The Indian media has been critical of aid efforts by the government and international agencies. One national daily, the Hindustan Times, ran a photograph of children with their hands outstretched for food with the headline, "India's shame". Aid agencies said they and authorities were doing everything they possibly could, but admitted there were still many awaiting food, shelter and health supplies.
"The government machinery and everyone have been moving around the clock," said Aditi Kapur, a spokesman for the British aid group Oxfam, which has workers in the badly affected Supaul area. "At the same time, there are still people in remote areas who are waiting for relief. Shelters are cramped and unhygienic. There are pregnant and lactating women who need safe drinking water. These things are not there."
The Kosi River, which flows down from the Himalayas in neighbouring Nepal into India, where it joins the Ganges, burst its banks on Aug 18 and dramatically shifted course, moving dozens of kilometres to the east. It turned hundreds of square kilometres of land in Bihar into a giant lake. On Saturday, government engineers began digging a new channel to correct the course of the river and plug the 1.6km long breach in the embankment.
Disaster officials have not said when it would be safe for villagers to return, and displaced residents may have to remain in camps for several months. Most areas will probably remain flooded until monsoon rains taper off , officials say. The top administrative officials in three of the five Indian districts flooded by the river have been replaced in the past two weeks amid allegations of mismanaging relief efforts, the Press Trust of India news agency has reported.
With India and Nepal still trading accusations on who was to blame for the failure of the flood walls, it was unclear when work on repairing the breach would start, and how long it would take to complete. The delays have meant that India must be ready to provide for at least a million people for several months. "This is really only the beginning," said Malini Morzaria, a European Commission humanitarian aid representative who visited the area last week, adding that the body has pledged ?2 million (Dh10.5m) to the aid effort.

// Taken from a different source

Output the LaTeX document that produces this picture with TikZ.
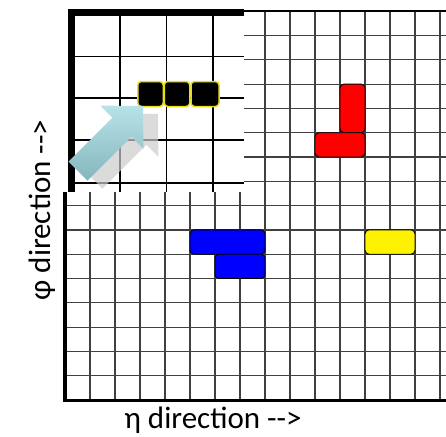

"There is still much work to be done in reaching the most vulnerable," she said. With a month to go before the end of India's often deadly June-to-September monsoon season, officials warn the danger is far from over. "People think the flood is over. In the last two to three days, at least 10,000 to 15,000 have gone back," Mr Amrit, the state disaster official, said. "We have another 25 days to go. What if the levels go up again?"